Arthur Herman, in Commentary, notes that reporter Judith Miller’s recent memoir (published in April) identifies some previously unnoted prosecutorial misconduct in the partisan-motivated judicial lynching of Vice Presidential Chief of Staff I. Lewis Libby even beyond the mere fact that Fitzgerald prosecuted Libby, knowing perfectly well that Libby was not guilty of the supposed leak.

Fitzgerald began his work already knowing who had promulgated the leak, for Armitage had confessed as much to the FBI in October. “I may be the guy who caused this whole thing,” he reportedly told a State Department official.

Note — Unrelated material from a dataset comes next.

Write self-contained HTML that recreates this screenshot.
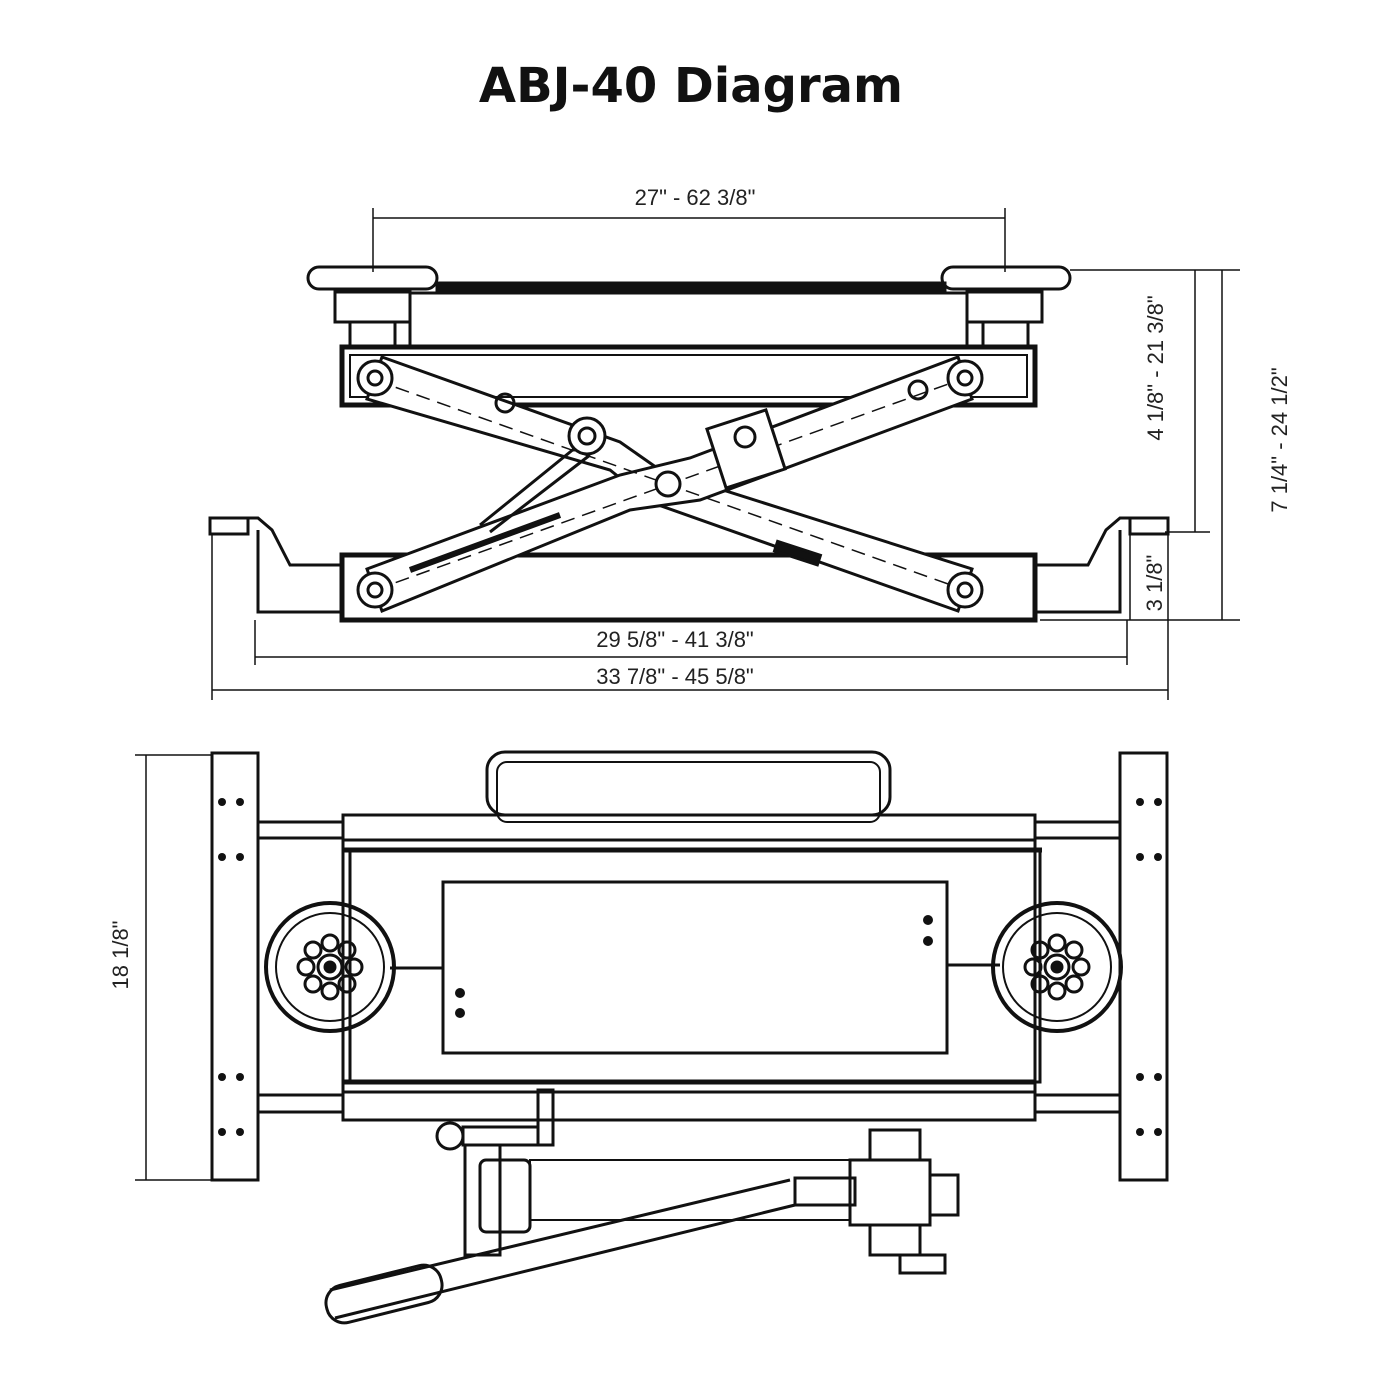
<!DOCTYPE html>
<html><head><meta charset="utf-8"><style>
html,body{margin:0;padding:0;background:#fff}
svg{display:block}
text{font-family:"Liberation Sans",sans-serif;fill:#222}
</style></head><body>
<svg width="1400" height="1400" viewBox="0 0 1400 1400" xmlns="http://www.w3.org/2000/svg">
<rect width="1400" height="1400" fill="#fff"/>
<text x="691" y="102" text-anchor="middle" font-size="48" font-weight="bold" style="font-family:'DejaVu Sans','Liberation Sans',sans-serif;fill:#111">ABJ-40 Diagram</text>

<g stroke="#111" fill="none" stroke-width="3">
<g stroke-width="1.5">
<line x1="373" y1="208" x2="373" y2="272"/><line x1="1005" y1="208" x2="1005" y2="272"/>
<line x1="373" y1="218" x2="1005" y2="218"/>
<line x1="1070" y1="270" x2="1240" y2="270"/>
<line x1="1165" y1="532" x2="1210" y2="532"/>
<line x1="1040" y1="620" x2="1240" y2="620"/>
<line x1="1195" y1="270" x2="1195" y2="532"/>
<line x1="1222" y1="270" x2="1222" y2="620"/>
<line x1="1130" y1="532" x2="1130" y2="620"/>
<line x1="255" y1="620" x2="255" y2="665"/><line x1="1127" y1="620" x2="1127" y2="665"/>
<line x1="212" y1="535" x2="212" y2="700"/><line x1="1168" y1="535" x2="1168" y2="700"/>
<line x1="255" y1="657" x2="1127" y2="657"/>
<line x1="212" y1="690" x2="1168" y2="690"/>
<line x1="146" y1="755" x2="146" y2="1180"/>
<line x1="135" y1="755" x2="212" y2="755"/><line x1="135" y1="1180" x2="212" y2="1180"/>
</g>
<rect x="308" y="267" width="129" height="22" rx="11"/>
<rect x="942" y="267" width="128" height="22" rx="11"/>
<rect x="335" y="292" width="75" height="30"/><rect x="350" y="322" width="45" height="25"/>
<rect x="967" y="292" width="75" height="30"/><rect x="983" y="322" width="45" height="25"/>
<rect x="437" y="283" width="508" height="10" fill="#111"/>
<rect x="410" y="293" width="557" height="54"/>
<rect x="342" y="347" width="693" height="58" stroke-width="5"/>
<rect x="350" y="355" width="677" height="42" stroke-width="2"/>
<rect x="342" y="555" width="693" height="65" stroke-width="5"/>
<path d="M210 518 H258 L272 530 L290 565 H342 M342 612 H258 V530"/>
<path d="M1168 518 H1120 L1106 530 L1088 565 H1035 M1035 612 H1120 V530"/>
<rect x="210" y="518" width="38" height="16"/>
<rect x="1130" y="518" width="38" height="16"/>
<!-- scissor arms -->
<path d="M367 399 L382 357 L620 442 L660 470 L972 569 L958 611 L650 502 L610 470 Z" fill="#fff"/>
<path d="M382 611 L367 569 L620 475 L690 458 L958 357 L972 399 L700 500 L630 510 Z" fill="#fff"/>
<line x1="375" y1="380" x2="965" y2="590" stroke-dasharray="14 8" stroke-width="1.5"/>
<line x1="375" y1="590" x2="965" y2="378" stroke-dasharray="14 8" stroke-width="1.5"/>
<circle cx="375" cy="378" r="17" fill="#fff"/><circle cx="375" cy="378" r="7"/>
<circle cx="965" cy="378" r="17" fill="#fff"/><circle cx="965" cy="378" r="7"/>
<circle cx="375" cy="590" r="17" fill="#fff"/><circle cx="375" cy="590" r="7"/>
<circle cx="965" cy="590" r="17" fill="#fff"/><circle cx="965" cy="590" r="7"/>
<circle cx="668" cy="484" r="12" fill="#fff"/><circle cx="505" cy="403" r="9"/><circle cx="918" cy="390" r="9"/>
<circle cx="587" cy="436" r="18" fill="#fff"/><circle cx="587" cy="436" r="8"/>
<rect x="715" y="418" width="62" height="62" transform="rotate(-18 746 449)" fill="#fff"/>
<circle cx="745" cy="437" r="10"/>
<path d="M575 448 L480 525 M590 455 L490 532" stroke-width="3"/>
<rect x="775" y="548" width="45" height="10" fill="#111" transform="rotate(18 797 553)"/>
<path d="M410 570 L560 515" stroke-width="6"/>

<!-- plan view -->
<rect x="212" y="753" width="46" height="427"/>
<rect x="1120" y="753" width="47" height="427"/>
<rect x="487" y="752" width="403" height="63" rx="18"/>
<rect x="497" y="762" width="383" height="60" rx="10" stroke-width="2"/>
<rect x="258" y="822" width="85" height="16"/><rect x="1035" y="822" width="85" height="16"/>
<rect x="258" y="1095" width="85" height="17"/><rect x="1035" y="1095" width="85" height="17"/>
<rect x="343" y="815" width="692" height="305"/>
<line x1="343" y1="840" x2="1035" y2="840"/><line x1="343" y1="850" x2="1042" y2="850" stroke-width="5"/>
<line x1="343" y1="1082" x2="1035" y2="1082" stroke-width="5"/><line x1="343" y1="1092" x2="1035" y2="1092"/>
<rect x="350" y="850" width="690" height="232"/>
<rect x="443" y="882" width="504" height="171"/>
<line x1="390" y1="968" x2="443" y2="968"/><line x1="947" y1="965" x2="1000" y2="965"/>
<g>
<circle cx="330" cy="967" r="64" stroke-width="4"/>
<circle cx="330" cy="967" r="54" stroke-width="2"/>
<circle cx="330" cy="967" r="12"/><circle cx="330" cy="967" r="5" fill="#111"/>
<circle cx="330" cy="943" r="8"/><circle cx="330" cy="991" r="8"/><circle cx="306" cy="967" r="8"/><circle cx="354" cy="967" r="8"/>
<circle cx="313" cy="950" r="8"/><circle cx="347" cy="950" r="8"/><circle cx="313" cy="984" r="8"/><circle cx="347" cy="984" r="8"/>
</g>
<g transform="translate(727,0)">
<circle cx="330" cy="967" r="64" stroke-width="4"/>
<circle cx="330" cy="967" r="54" stroke-width="2"/>
<circle cx="330" cy="967" r="12"/><circle cx="330" cy="967" r="5" fill="#111"/>
<circle cx="330" cy="943" r="8"/><circle cx="330" cy="991" r="8"/><circle cx="306" cy="967" r="8"/><circle cx="354" cy="967" r="8"/>
<circle cx="313" cy="950" r="8"/><circle cx="347" cy="950" r="8"/><circle cx="313" cy="984" r="8"/><circle cx="347" cy="984" r="8"/>
</g>
<circle cx="450" cy="1136" r="13"/>
<rect x="463" y="1127" width="75" height="18"/>
<rect x="538" y="1090" width="15" height="55"/>
<rect x="465" y="1145" width="35" height="110"/>
<rect x="480" y="1160" width="50" height="72" rx="6"/>
<rect x="530" y="1160" width="320" height="60" stroke-width="2"/>
<rect x="870" y="1130" width="50" height="30"/>
<rect x="850" y="1160" width="80" height="65"/>
<rect x="930" y="1175" width="28" height="40"/>
<rect x="870" y="1225" width="50" height="30"/>
<rect x="900" y="1255" width="45" height="18"/>
<rect x="795" y="1178" width="60" height="27"/>
<path d="M330 1290 L790 1180 M335 1318 L795 1205" stroke-width="3"/>
<rect x="325" y="1275" width="118" height="38" rx="18" transform="rotate(-14 384 1294)"/>
</g>
<g fill="#111">
<circle cx="222" cy="802" r="4"/><circle cx="240" cy="802" r="4"/><circle cx="222" cy="857" r="4"/><circle cx="240" cy="857" r="4"/>
<circle cx="222" cy="1077" r="4"/><circle cx="240" cy="1077" r="4"/><circle cx="222" cy="1132" r="4"/><circle cx="240" cy="1132" r="4"/>
<circle cx="1140" cy="802" r="4"/><circle cx="1158" cy="802" r="4"/><circle cx="1140" cy="857" r="4"/><circle cx="1158" cy="857" r="4"/>
<circle cx="1140" cy="1077" r="4"/><circle cx="1158" cy="1077" r="4"/><circle cx="1140" cy="1132" r="4"/><circle cx="1158" cy="1132" r="4"/>
<circle cx="928" cy="920" r="5"/><circle cx="928" cy="941" r="5"/>
<circle cx="460" cy="993" r="5"/><circle cx="460" cy="1013" r="5"/>
</g>
<g font-size="22">
<text x="695" y="205" text-anchor="middle">27" - 62 3/8"</text>
<text x="675" y="647" text-anchor="middle">29 5/8" - 41 3/8"</text>
<text x="675" y="684" text-anchor="middle">33 7/8" - 45 5/8"</text>
<text transform="translate(1163 368) rotate(-90)" text-anchor="middle">4 1/8" - 21 3/8"</text>
<text transform="translate(1287 440) rotate(-90)" text-anchor="middle">7 1/4" - 24 1/2"</text>
<text transform="translate(1162 583) rotate(-90)" text-anchor="middle">3 1/8"</text>
<text transform="translate(128 955) rotate(-90)" text-anchor="middle">18 1/8"</text>
</g>
</svg>
</body></html>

But Fitzgerald declined to prosecute Armitage. Indeed, he told Armitage to keep his mouth shut. … He was after bigger fish. If he could catch either Rove or Libby lying to his investigators or making misstatements that could be portrayed as perjurious, he might be able to get them to turn on their bosses and “expose” a conspiracy reaching up to the president and vice president to punish Wilson by outing Plame.

This was a classic prosecutor ploy in cases involving the Mafia or other RICO-style investigations. It was a new and disturbing way to proceed against men with spotless, even distinguished, public records.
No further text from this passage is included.